Ganghwa

eiland in Zuid-Korea

Ganghwa (Hangul: 강화도) is een eiland voor de westkust van Zuid-Korea, vlak bij de monding van de Han. Met een omtrek van ruim 300 km² het eiland het grootste deel van Ganghwa County, dat deel uitmaakt van de gemeente Incheon. Het eiland telt 65.500 inwoners, waarvan ongeveer de helft in het noordoostelijk gelegen Ganghwa-eup (Ganghwa stad) woont.

Ganghwa
Eiland van Zuid-Korea
Locatie
Land Zuid-Korea
Provincie Incheon
Regio Ganghwa gun
Coördinaten 37° 42′ NB, 126° 26′ OL
Algemeen
Oppervlakte 302,4 km²
Inwoners 65.500
Lengte 28 km (noord-zuid)
Breedte 22 km (oost-west)
Hoogste punt Mani-san, 469 meter
Detailkaart
Kaart van Ganghwa
Kaart met locatie van Ganghwa

Het eiland ligt in de monding van de Hanrivier in Korea. Het is zo'n 28 kilometer lang en 22 kilometer breed. Het hoogste punt is de berg Mani-san: 469 meter boven zeeniveau. Ganghwa is het op vier na grootste eiland van Zuid-Korea.

Buitenlandse strafexpedities bewerken

Door de ligging van het eiland voor de monding van de Han, zijn er diverse verdedigingswerken die tot taak hadden de hoofdstad Seoul te beschermen tegen buitenlandse aanvallen. In de 19e eeuw werd het eiland belaagd door verschillende strafexpedities.

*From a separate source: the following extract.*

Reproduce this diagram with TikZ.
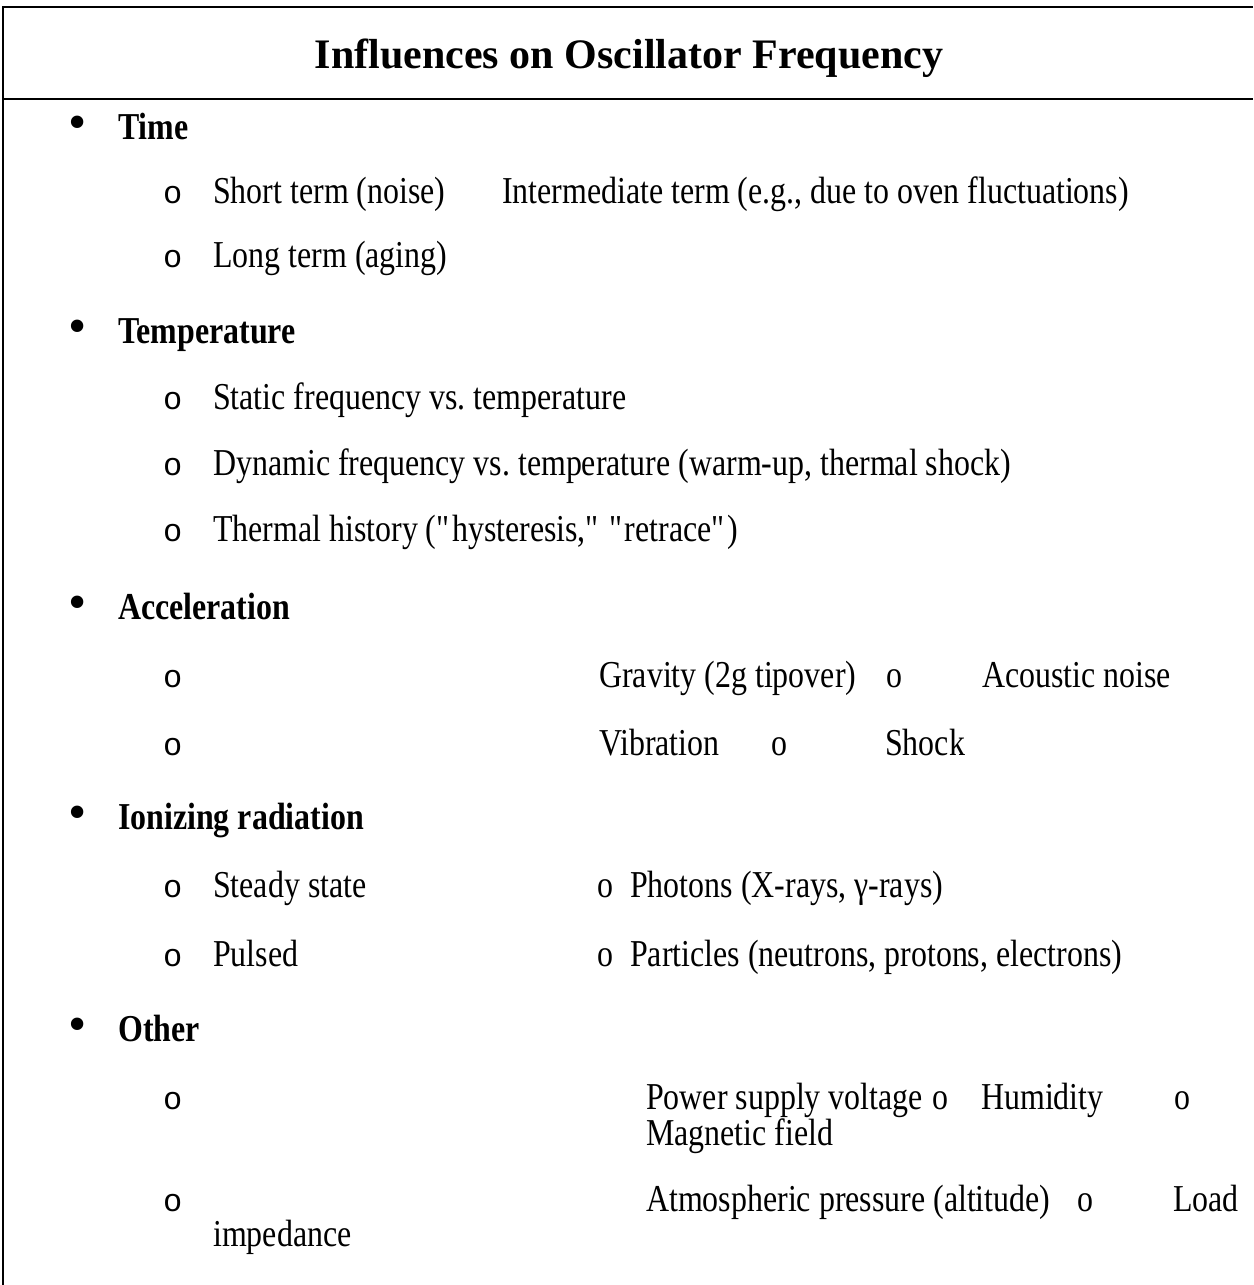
\documentclass[tikz,border=0pt]{standalone}
\usepackage{fontspec}
\setmainfont{Liberation Serif}[FakeStretch=0.84]
\newfontfamily\headfont{Liberation Serif}
\newfontfamily\obulletfont{Liberation Mono}
\usepackage{tikz}
\usetikzlibrary{positioning}
\tikzset{
    titlenode/.style = {font={\headfont\bfseries\fontsize{42}{50}\selectfont},
                        inner sep=0pt, anchor=base},
    topicnode/.style = {font={\bfseries\fontsize{38}{44}\selectfont},
                        inner sep=0pt, anchor=base west},
    itemnode/.style  = {font={\fontsize{38}{44}\selectfont},
                        inner sep=0pt, anchor=base west},
    obullet/.style   = {font={\obulletfont\fontsize{32}{38}\selectfont},
                        inner sep=0pt, anchor=base west},
    dotbullet/.style = {font={\headfont\fontsize{52}{60}\selectfont},
                        inner sep=0pt, anchor=base},
    tablerule/.style = {line width=2pt, draw=black}
}

\begin{document}
\begin{tikzpicture}[x=1pt, y=-1pt]
\useasboundingbox (0,0) rectangle (1253,1285);

% --- Table frame ---
\draw[tablerule] (1253,7) -- (2.7,7) -- (2.7,1285);
\draw[tablerule] (2.7,99) -- (1253,99);

% --- Title ---
\node[titlenode] (title) at (629,68) {Influences on Oscillator Frequency};

% --- Main topics ---
\foreach \nm/\y/\txt in {time/139/Time, temp/343/Temperature,
    accel/619/Acceleration, ioniz/829/Ionizing radiation, other/1041/Other}
{
   \node[dotbullet] (dot-\nm) at (78,\y) {•};
   \node[topicnode] (\nm) at (118,\y) {\txt};
}

% --- Sub-item markers ---
\foreach \nm/\y in {short/203, long/267, static/409, dynamic/475,
    thermal/541, grav/687, vib/755, steady/897, pulsed/966,
    power/1109, atmos/1211}
   \node[obullet] (o-\nm) at (163,\y) {o};

% --- Time ---
\node[itemnode] (short)  at (213,203) {Short term (noise)};
\node[itemnode] (interm) at (502,203) {Intermediate term (e.g., due to oven fluctuations)};
\node[itemnode] (long)   at (213,267) {Long term (aging)};

% --- Temperature ---
\node[itemnode] (static)  at (213,409) {Static frequency vs.\ temperature};
\node[itemnode] (dynamic) at (213,475) {Dynamic frequency vs.\ temperature (warm-up, thermal shock)};
\node[itemnode] (thermal) at (213,541) {Thermal history (\textquotedbl hysteresis,\textquotedbl{} \textquotedbl retrace\textquotedbl)};

% --- Acceleration ---
\node[itemnode] (grav)     at (599,687) {Gravity (2g tipover)};
\node[itemnode] (o-grav2)  at (886,687) {o};
\node[itemnode] (acoustic) at (982,687) {Acoustic noise};
\node[itemnode] (vib)      at (599,755) {Vibration};
\node[itemnode] (o-vib2)   at (771,755) {o};
\node[itemnode] (shock)    at (885,755) {Shock};

% --- Ionizing radiation ---
\node[itemnode] (steady)    at (213,897) {Steady state};
\node[itemnode] (o-photons) at (597,897) {o};
\node[itemnode] (photons)   at (630,897) {Photons (X-rays, γ-rays)};
\node[itemnode] (pulsed)    at (213,966) {Pulsed};
\node[itemnode] (o-partic)  at (597,966) {o};
\node[itemnode] (partic)    at (630,966) {Particles (neutrons, protons, electrons)};

% --- Other ---
\node[itemnode] (power)    at (646,1109) {Power supply voltage};
\node[itemnode] (o-humid)  at (932,1109) {o};
\node[itemnode] (humid)    at (981,1109) {Humidity};
\node[itemnode] (o-magn)   at (1174,1109) {o};
\node[itemnode] (magn)     at (646,1145) {Magnetic field};
\node[itemnode] (atmos)    at (646,1211) {Atmospheric pressure (altitude)};
\node[itemnode] (o-load)   at (1077,1211) {o};
\node[itemnode] (load)     at (1173,1211) {Load};
\node[itemnode] (imped)    at (213,1246) {impedance};

\end{tikzpicture}
\end{document}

In het midden van de jaren 1860 werden in Korea diverse Franse missionarissen en Koreaanse katholieken om het leven gebracht. Dit resulteerde in 1866 tot een Franse strafexpeditie. De Fransen, onder bevel van admiraal Pierre-Gustave Roze, poogden de hoofdstad te bereiken via de Han, maar door een gebrek aan goede kaarten, vielen ze het eiland aan. Hier bleven ze enkele weken en vielen versterkte kloosters aan, maar hevige weerstand van de Koreanen deden de Fransen besluiten zich terug te trekken.

In 1866 arriveerde het Amerikaanse schip General Sherman in Pyongyang.[1] Het was een zeilschip met bewapening. Het schip was de Taedongrivier opgevaren met het doel handel te drijven. Dit werd geweigerd en de Amerikanen kregen het advies de stad en land te verlaten. Dit advies werd genegeerd en de bemanning ontvoerde en gijzelde een hoge Joseon-functionaris en twee assistenten. Dit werd niet geaccepteerd en de Koreaanse autoriteiten brachten de boot tot zinken en doodden de overlevende bemanning. Enige jaren bleef het onduidelijk voor de Amerikaanse autoriteiten wat er met de General Sherman en bemanning was gebeurd. In juni 1871 volgde een Amerikaanse aanval na dit incident. Troepen onder leiding van vice-admiraal John Rodgers namen vijf forten op het eiland in, maar trokken zich ook terug toen de Koreanen bleven weigeren te onderhandelen.

Na een diplomatieke rel in 1868, waarbij Korea weigerde de keizer van Japan te erkennen, beschoot in juni 1875 een Japanse kanoneerboor Un'yō diverse Koreaanse versterkingen. Met de superieure bewapening van de Un'yō werden de kanonnen op de Koreaanse forten het zwijgen opgelegd en landde een troepenmacht op het eiland die de lokale gemeenschappen plunderde. De Japanse marine blokkeerde de toegangen tot de hoofdstad en dwong in 1876 het Verdrag van Ganghwa waarmee Korea werd geopend voor de handel met Japan.